Goal:
Skip the pictures. Set down, word for word, the lines from the start of the material up to and including the line with "const toXY = (xs, ys)".

---------------

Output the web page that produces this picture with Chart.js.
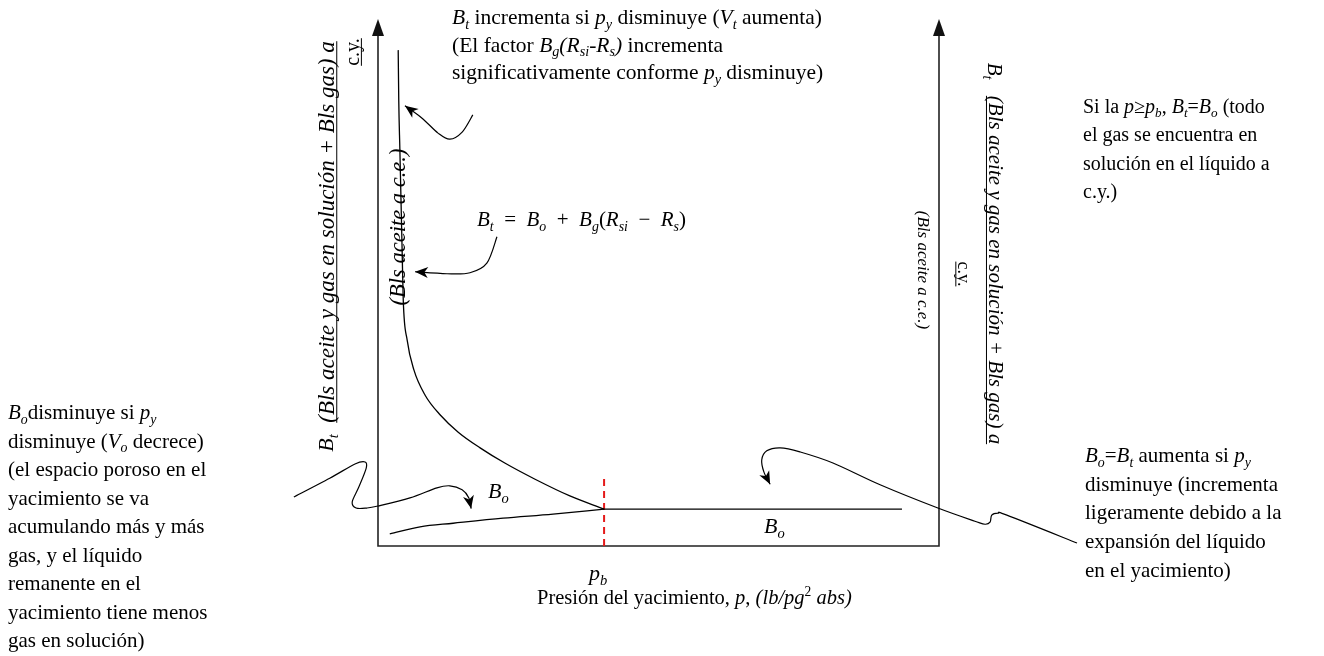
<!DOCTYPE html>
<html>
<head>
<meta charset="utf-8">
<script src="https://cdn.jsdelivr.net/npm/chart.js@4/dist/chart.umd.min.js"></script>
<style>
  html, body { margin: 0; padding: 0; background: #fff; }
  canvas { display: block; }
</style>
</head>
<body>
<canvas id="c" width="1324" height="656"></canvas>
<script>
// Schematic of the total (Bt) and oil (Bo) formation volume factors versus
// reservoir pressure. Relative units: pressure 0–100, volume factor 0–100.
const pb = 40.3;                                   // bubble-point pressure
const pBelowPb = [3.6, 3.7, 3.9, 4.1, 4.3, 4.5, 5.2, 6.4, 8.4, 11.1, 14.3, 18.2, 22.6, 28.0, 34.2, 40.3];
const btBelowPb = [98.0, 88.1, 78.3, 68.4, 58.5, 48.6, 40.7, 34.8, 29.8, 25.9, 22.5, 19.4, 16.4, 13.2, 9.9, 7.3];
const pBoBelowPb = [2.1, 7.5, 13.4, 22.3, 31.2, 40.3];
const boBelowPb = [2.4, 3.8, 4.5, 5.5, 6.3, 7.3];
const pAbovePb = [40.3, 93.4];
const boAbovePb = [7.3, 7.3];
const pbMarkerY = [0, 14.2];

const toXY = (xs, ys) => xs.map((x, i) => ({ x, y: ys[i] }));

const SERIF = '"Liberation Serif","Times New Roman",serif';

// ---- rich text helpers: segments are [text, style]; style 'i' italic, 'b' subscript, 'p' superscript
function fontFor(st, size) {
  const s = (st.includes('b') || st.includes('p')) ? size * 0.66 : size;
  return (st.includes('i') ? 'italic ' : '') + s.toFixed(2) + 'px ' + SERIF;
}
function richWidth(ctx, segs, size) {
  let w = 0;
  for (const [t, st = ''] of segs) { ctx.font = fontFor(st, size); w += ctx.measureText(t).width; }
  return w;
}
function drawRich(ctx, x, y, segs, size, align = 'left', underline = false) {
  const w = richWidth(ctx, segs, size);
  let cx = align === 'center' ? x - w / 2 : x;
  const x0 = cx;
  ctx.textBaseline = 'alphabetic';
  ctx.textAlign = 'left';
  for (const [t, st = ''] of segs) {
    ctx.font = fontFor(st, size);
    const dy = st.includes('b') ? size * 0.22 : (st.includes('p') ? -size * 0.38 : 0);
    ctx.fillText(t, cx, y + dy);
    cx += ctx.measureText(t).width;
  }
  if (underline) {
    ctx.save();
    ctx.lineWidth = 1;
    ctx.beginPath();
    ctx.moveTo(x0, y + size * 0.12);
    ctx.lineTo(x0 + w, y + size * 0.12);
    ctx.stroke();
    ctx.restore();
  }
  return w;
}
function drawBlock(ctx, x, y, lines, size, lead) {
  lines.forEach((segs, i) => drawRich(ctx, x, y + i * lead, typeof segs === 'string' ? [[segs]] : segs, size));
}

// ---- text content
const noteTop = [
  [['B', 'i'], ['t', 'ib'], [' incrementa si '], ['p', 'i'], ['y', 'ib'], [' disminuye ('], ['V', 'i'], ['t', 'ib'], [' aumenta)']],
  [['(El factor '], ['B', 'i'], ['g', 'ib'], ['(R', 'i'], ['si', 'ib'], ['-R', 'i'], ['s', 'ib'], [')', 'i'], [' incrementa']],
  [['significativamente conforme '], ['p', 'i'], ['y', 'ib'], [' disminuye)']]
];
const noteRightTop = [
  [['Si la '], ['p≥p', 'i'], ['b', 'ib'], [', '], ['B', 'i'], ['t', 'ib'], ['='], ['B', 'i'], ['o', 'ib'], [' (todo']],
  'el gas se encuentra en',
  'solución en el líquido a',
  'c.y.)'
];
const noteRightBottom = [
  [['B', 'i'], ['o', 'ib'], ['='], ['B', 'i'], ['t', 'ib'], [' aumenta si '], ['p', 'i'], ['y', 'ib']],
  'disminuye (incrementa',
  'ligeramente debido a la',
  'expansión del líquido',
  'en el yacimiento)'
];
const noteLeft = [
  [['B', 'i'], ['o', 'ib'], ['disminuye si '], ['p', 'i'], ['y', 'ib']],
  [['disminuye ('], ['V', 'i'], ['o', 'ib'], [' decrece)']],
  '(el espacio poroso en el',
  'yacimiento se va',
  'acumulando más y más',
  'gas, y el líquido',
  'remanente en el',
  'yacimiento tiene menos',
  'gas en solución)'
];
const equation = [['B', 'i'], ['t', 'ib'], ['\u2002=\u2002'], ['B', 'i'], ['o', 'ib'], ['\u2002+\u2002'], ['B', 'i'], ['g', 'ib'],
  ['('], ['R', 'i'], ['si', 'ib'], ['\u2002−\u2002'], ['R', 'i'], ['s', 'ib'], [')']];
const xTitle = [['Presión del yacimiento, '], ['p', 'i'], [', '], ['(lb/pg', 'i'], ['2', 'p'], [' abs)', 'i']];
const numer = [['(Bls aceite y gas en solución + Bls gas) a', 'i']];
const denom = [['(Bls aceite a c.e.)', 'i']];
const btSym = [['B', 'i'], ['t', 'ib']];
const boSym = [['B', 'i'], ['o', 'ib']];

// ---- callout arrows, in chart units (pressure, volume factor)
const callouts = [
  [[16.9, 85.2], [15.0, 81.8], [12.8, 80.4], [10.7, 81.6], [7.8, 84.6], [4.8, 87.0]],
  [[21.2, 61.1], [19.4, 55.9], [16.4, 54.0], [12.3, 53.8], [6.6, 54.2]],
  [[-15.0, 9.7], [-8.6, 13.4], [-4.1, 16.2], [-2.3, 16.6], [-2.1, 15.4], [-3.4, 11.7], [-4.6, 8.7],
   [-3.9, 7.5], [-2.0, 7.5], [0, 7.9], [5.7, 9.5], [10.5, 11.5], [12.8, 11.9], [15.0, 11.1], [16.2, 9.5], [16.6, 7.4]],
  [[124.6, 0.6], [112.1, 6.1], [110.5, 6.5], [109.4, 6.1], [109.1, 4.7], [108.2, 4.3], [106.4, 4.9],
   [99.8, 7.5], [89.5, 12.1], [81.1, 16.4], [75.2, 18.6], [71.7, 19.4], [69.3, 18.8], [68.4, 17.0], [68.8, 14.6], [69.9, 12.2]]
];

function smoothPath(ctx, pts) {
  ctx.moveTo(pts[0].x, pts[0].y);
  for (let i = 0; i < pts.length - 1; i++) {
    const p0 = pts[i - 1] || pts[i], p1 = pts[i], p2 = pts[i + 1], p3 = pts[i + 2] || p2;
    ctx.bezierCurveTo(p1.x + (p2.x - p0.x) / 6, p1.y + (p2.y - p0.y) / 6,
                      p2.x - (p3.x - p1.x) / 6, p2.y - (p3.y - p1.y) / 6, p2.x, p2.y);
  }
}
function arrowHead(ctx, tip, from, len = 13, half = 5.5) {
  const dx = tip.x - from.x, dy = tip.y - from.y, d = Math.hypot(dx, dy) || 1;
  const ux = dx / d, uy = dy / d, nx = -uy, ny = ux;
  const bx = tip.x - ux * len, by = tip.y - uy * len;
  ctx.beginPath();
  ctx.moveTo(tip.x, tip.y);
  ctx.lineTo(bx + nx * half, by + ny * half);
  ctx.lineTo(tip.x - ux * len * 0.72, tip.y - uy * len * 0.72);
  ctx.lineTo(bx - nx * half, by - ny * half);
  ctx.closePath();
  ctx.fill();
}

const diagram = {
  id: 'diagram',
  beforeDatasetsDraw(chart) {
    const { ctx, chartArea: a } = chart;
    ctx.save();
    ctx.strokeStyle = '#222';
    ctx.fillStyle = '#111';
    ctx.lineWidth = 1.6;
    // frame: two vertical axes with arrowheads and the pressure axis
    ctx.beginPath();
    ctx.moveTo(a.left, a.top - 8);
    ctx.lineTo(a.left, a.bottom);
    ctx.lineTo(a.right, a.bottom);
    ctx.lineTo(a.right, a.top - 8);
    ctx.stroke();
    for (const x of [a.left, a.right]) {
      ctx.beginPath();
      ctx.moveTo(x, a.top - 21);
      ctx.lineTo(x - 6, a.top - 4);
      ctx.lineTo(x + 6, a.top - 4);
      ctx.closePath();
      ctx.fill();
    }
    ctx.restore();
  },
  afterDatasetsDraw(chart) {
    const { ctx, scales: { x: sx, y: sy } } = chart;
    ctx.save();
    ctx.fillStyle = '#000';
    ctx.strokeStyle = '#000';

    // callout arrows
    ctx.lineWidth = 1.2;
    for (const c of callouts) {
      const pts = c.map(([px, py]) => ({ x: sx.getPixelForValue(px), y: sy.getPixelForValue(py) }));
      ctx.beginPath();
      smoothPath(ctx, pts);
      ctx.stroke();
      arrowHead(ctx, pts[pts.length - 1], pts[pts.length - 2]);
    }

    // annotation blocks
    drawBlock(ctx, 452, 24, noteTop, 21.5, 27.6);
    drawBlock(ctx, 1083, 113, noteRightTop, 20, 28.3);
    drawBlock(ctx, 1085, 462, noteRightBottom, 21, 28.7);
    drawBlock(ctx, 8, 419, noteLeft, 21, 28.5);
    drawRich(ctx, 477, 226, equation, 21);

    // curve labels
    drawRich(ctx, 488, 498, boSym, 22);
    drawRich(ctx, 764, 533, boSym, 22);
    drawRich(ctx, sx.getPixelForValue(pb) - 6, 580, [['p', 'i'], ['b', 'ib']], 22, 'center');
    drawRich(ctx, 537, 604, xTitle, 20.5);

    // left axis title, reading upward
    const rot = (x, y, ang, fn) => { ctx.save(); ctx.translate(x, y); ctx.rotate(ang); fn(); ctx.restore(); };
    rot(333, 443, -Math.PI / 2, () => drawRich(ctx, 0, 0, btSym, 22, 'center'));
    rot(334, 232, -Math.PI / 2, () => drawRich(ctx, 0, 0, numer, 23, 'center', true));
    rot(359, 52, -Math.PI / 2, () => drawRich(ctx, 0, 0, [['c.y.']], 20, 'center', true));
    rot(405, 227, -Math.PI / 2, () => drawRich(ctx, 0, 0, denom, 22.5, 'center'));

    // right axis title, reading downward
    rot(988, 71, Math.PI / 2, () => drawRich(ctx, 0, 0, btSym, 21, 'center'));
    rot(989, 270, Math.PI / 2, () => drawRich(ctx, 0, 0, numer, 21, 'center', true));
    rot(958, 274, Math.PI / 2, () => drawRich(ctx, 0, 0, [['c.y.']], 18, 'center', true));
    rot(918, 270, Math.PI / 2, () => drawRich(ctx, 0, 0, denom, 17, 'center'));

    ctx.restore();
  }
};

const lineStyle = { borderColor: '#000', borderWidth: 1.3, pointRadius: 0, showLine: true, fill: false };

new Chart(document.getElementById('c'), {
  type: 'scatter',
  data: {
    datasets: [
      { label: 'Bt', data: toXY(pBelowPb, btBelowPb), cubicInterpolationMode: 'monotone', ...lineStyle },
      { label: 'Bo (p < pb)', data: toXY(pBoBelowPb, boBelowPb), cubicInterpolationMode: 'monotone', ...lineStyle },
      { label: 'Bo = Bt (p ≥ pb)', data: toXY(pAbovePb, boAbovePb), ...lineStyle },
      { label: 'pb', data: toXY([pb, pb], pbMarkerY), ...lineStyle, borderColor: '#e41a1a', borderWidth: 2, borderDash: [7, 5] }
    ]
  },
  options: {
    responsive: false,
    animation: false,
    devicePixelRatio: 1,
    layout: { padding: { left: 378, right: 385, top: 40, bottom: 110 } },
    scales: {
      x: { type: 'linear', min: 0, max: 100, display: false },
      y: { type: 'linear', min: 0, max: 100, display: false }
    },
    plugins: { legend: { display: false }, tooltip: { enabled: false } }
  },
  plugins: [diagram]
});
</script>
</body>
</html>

---------------

Result:
Output the web page that produces this picture with Chart.js.
<!DOCTYPE html>
<html>
<head>
<meta charset="utf-8">
<script src="https://cdn.jsdelivr.net/npm/chart.js@4/dist/chart.umd.min.js"></script>
<style>
  html, body { margin: 0; padding: 0; background: #fff; }
  canvas { display: block; }
</style>
</head>
<body>
<canvas id="c" width="1324" height="656"></canvas>
<script>
// Schematic of the total (Bt) and oil (Bo) formation volume factors versus
// reservoir pressure. Relative units: pressure 0–100, volume factor 0–100.
const pb = 40.3;                                   // bubble-point pressure
const pBelowPb = [3.6, 3.7, 3.9, 4.1, 4.3, 4.5, 5.2, 6.4, 8.4, 11.1, 14.3, 18.2, 22.6, 28.0, 34.2, 40.3];
const btBelowPb = [98.0, 88.1, 78.3, 68.4, 58.5, 48.6, 40.7, 34.8, 29.8, 25.9, 22.5, 19.4, 16.4, 13.2, 9.9, 7.3];
const pBoBelowPb = [2.1, 7.5, 13.4, 22.3, 31.2, 40.3];
const boBelowPb = [2.4, 3.8, 4.5, 5.5, 6.3, 7.3];
const pAbovePb = [40.3, 93.4];
const boAbovePb = [7.3, 7.3];
const pbMarkerY = [0, 14.2];

const toXY = (xs, ys) => xs.map((x, i) => ({ x, y: ys[i] }));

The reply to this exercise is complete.